• _Direction_
Leave the pictures out and copy exactly the lines from the line containing "Reproduce this chart with seaborn" to the line containing "import seaborn as sns", both lines included.

[Records with drawing code]

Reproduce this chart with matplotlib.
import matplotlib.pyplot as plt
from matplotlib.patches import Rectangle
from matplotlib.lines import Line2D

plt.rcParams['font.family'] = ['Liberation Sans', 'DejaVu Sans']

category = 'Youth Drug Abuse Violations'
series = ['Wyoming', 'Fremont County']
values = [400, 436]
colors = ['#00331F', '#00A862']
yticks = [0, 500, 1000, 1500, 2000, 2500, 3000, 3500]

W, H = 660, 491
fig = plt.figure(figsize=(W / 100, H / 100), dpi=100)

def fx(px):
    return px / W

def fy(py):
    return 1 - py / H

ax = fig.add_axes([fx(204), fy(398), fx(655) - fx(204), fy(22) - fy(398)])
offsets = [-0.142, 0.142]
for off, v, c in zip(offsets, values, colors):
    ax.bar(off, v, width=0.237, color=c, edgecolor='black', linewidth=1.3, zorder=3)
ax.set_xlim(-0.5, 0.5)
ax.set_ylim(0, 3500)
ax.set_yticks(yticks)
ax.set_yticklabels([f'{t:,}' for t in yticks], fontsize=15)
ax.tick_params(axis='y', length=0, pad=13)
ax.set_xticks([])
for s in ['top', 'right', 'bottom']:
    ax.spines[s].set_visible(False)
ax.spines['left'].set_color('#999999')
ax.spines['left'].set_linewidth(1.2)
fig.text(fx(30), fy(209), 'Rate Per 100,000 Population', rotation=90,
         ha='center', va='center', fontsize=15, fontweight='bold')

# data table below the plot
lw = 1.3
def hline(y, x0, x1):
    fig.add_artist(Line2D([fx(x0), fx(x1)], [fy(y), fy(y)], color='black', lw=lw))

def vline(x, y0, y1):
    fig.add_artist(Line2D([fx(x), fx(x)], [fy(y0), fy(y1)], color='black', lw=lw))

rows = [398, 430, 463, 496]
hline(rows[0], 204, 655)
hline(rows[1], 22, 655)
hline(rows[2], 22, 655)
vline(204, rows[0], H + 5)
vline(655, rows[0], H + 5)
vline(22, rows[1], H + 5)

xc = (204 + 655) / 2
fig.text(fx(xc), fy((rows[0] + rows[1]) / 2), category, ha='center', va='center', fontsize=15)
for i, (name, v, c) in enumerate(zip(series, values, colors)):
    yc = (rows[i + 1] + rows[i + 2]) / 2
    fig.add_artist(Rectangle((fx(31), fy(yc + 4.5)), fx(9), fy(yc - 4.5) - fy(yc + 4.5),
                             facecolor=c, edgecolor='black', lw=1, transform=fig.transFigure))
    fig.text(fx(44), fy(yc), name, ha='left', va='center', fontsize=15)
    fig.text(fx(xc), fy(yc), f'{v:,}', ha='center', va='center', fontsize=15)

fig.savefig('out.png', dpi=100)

==

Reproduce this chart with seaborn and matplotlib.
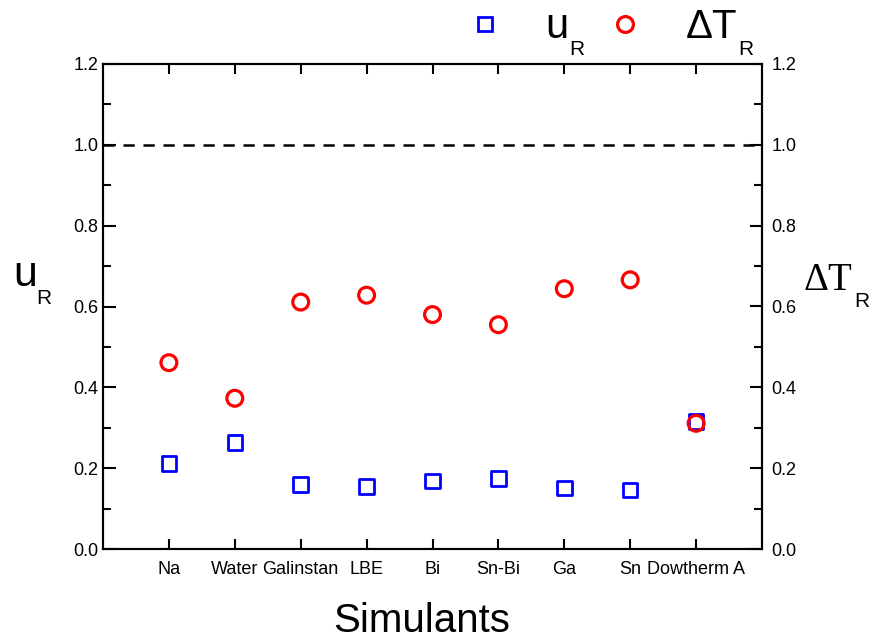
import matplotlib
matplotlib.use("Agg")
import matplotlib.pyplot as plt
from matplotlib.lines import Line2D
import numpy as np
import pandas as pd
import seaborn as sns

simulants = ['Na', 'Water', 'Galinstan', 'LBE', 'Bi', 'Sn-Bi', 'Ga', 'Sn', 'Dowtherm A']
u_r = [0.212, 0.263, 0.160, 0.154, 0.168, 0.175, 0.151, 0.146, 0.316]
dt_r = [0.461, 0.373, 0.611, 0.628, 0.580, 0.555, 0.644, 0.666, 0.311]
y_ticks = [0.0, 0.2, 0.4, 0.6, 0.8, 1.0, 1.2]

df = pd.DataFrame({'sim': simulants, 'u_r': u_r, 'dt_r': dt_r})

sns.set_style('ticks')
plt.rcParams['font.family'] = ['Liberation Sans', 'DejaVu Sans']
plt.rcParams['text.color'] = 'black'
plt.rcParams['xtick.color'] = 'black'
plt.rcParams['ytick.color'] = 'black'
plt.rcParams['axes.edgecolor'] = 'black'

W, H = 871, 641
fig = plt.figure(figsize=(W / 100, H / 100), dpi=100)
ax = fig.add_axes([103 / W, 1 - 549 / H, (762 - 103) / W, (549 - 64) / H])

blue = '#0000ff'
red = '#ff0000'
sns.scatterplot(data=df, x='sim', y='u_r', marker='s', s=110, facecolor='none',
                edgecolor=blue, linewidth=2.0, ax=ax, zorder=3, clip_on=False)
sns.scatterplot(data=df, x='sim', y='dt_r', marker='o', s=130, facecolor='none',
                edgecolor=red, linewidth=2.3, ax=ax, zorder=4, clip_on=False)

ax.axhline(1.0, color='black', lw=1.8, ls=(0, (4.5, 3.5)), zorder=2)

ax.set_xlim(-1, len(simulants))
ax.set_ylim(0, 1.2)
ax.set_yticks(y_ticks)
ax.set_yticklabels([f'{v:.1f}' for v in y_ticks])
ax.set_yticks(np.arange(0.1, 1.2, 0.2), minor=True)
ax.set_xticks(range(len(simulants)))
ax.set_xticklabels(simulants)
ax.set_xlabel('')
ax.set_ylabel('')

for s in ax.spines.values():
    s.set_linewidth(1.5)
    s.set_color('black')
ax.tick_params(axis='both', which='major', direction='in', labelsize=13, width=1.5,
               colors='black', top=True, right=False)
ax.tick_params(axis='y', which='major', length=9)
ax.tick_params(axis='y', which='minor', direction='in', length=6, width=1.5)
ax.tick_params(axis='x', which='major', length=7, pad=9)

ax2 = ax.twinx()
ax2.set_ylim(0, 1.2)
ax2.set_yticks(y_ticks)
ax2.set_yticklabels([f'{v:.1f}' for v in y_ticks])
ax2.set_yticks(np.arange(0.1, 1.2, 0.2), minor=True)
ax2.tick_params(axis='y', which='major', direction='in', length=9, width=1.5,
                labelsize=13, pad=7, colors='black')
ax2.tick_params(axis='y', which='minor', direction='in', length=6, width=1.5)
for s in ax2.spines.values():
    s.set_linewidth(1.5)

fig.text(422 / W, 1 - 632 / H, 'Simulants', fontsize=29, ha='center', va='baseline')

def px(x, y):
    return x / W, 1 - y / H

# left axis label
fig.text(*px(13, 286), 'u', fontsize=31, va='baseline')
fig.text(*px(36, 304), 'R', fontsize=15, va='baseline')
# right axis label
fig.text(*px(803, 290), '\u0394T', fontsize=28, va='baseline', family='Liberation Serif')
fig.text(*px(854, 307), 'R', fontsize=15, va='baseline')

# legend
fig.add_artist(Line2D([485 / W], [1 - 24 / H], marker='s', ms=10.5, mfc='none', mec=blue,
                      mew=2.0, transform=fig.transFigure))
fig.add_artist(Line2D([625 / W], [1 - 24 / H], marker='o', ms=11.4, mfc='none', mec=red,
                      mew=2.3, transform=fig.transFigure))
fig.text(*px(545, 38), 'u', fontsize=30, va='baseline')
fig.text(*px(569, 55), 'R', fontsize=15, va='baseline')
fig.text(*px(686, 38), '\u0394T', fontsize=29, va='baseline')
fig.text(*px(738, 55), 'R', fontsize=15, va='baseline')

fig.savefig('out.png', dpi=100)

• _Answer to the task_
Reproduce this chart with seaborn and matplotlib.
import matplotlib
matplotlib.use("Agg")
import matplotlib.pyplot as plt
from matplotlib.lines import Line2D
import numpy as np
import pandas as pd
import seaborn as sns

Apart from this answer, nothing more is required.